Killeenagalliagh, Ballinvoy, Co. Mayo
Co. Mayo |
Churches & Chapels
The name alone is worth pausing over.
Killeenagalliagh, in the townland of Ballinvoy in County Mayo, carries within it two layers of meaning that point toward something quietly significant. The first element, killeen, derives from the Irish cillín, referring to a small, unconsecrated burial ground, typically used for unbaptised infants or others excluded from formal church burial. The second element, galliagh, likely relates to the Irish cailleach, meaning old woman or hag, a figure woven through Irish folklore as a supernatural being associated with landscape, winter, and ancient places. A burial ground named for a hag is not the most common combination, and it suggests a site where folk memory and pre-Christian association have settled into the land over a very long period.

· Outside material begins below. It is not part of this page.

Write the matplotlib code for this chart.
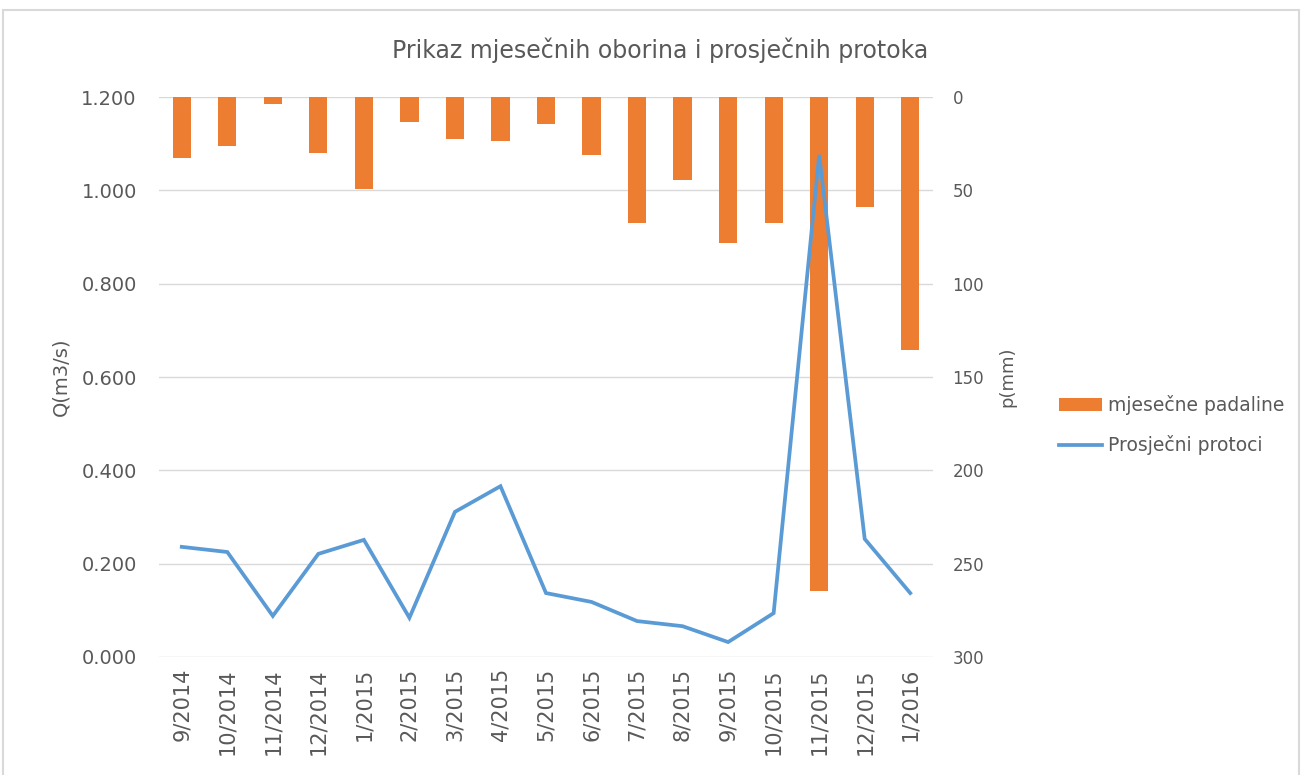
import numpy as np
import matplotlib.pyplot as plt
from matplotlib.patches import Rectangle
from matplotlib.ticker import FuncFormatter

# data
months = ["9/2014", "10/2014", "11/2014", "12/2014", "1/2015", "2/2015",
          "3/2015", "4/2015", "5/2015", "6/2015", "7/2015", "8/2015",
          "9/2015", "10/2015", "11/2015", "12/2015", "1/2016"]
padaline = [32.7, 26.2, 3.7, 30.0, 49.3, 13.4, 22.5, 23.6, 14.5, 31.0,
            67.5, 44.5, 78.2, 67.5, 264.6, 58.9, 135.5]
protoci = [0.236, 0.225, 0.088, 0.221, 0.251, 0.084, 0.311, 0.366, 0.137,
           0.118, 0.077, 0.066, 0.032, 0.094, 1.076, 0.253, 0.137]

plt.rcParams['font.family'] = ['DejaVu Sans']
txt = '#595959'

fig = plt.figure(figsize=(13.04, 7.75), dpi=100)
W, H = 1304, 775
ax = fig.add_axes([159 / W, 1 - 657 / H, (933 - 159) / W, (657 - 97) / H])
ax2 = ax.twinx()

# chart border
fig.patches.append(Rectangle((3 / W, -0.01), (1299 - 3) / W, 765 / H + 0.01,
                             transform=fig.transFigure, fill=False,
                             edgecolor='#d9d9d9', linewidth=1.5))

x = np.arange(len(months))

# bars hang from the top on the inverted right axis
ax2.bar(x, padaline, width=0.4, color='#ED7D31', label='mjesečne padaline', zorder=2)
ax2.set_ylim(300, 0)
ax2.set_yticks(np.arange(0, 301, 50))
ax2.grid(axis='y', color='#d9d9d9', linewidth=1)
ax2.set_axisbelow(True)
ax2.tick_params(axis='y', length=0, labelsize=12, labelcolor=txt, pad=14)
ax2.set_ylabel('p(mm)', fontsize=13, color=txt, labelpad=10)

ax.plot(x, protoci, color='#5B9BD5', linewidth=2.7, label='Prosječni protoci',
        solid_joinstyle='miter')
ax.set_ylim(0, 1.2)
ax.set_yticks(np.arange(0, 1.21, 0.2))
ax.yaxis.set_major_formatter(FuncFormatter(lambda v, p: f'{v:.3f}'))
ax.tick_params(axis='y', length=0, labelsize=14, labelcolor=txt, pad=16)
ax.set_ylabel('Q(m3/s)', fontsize=14, color=txt, labelpad=8)
ax.set_xlim(-0.5, len(months) - 0.5)
ax.set_xticks(x)
ax.set_xticklabels(months, rotation=90, fontsize=15, color=txt)
ax.tick_params(axis='x', length=0, pad=8)

ax.set_zorder(ax2.get_zorder() + 1)
ax.patch.set_visible(False)
for a in (ax, ax2):
    for s in a.spines.values():
        s.set_visible(False)

fig.text(660 / W, 1 - 50 / H, 'Prikaz mjesečnih oborina i prosječnih protoka',
         ha='center', va='center', fontsize=17, color=txt)

h1, l1 = ax2.get_legend_handles_labels()
h2, l2 = ax.get_legend_handles_labels()
fig.legend(h1 + h2, l1 + l2, loc='center left', bbox_to_anchor=(1042 / W, 1 - 425 / H),
           frameon=False, fontsize=13.5, labelcolor=txt, handlelength=2.3,
           handletextpad=0.3, labelspacing=1.1)

fig.savefig('out.png', dpi=100)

Cillíní are found throughout Ireland, often at field margins, on the edges of townlands, or near water, placed deliberately outside the sanctified ground of parish cemeteries. For centuries, Canon Law barred unbaptised children from consecrated burial, and so communities quietly maintained these separate, unofficial plots. The practice continued in rural Ireland well into the twentieth century, and many cillíní remain unmarked and relatively undisturbed, known locally but rarely signposted or formally acknowledged. The presence of a cailleach reference in the place name at Ballinvoy deepens the picture, hinting that the site may have carried significance well before Christian burial customs shaped its use, though without further excavation or documentary evidence, that remains a matter of reasonable inference rather than established fact.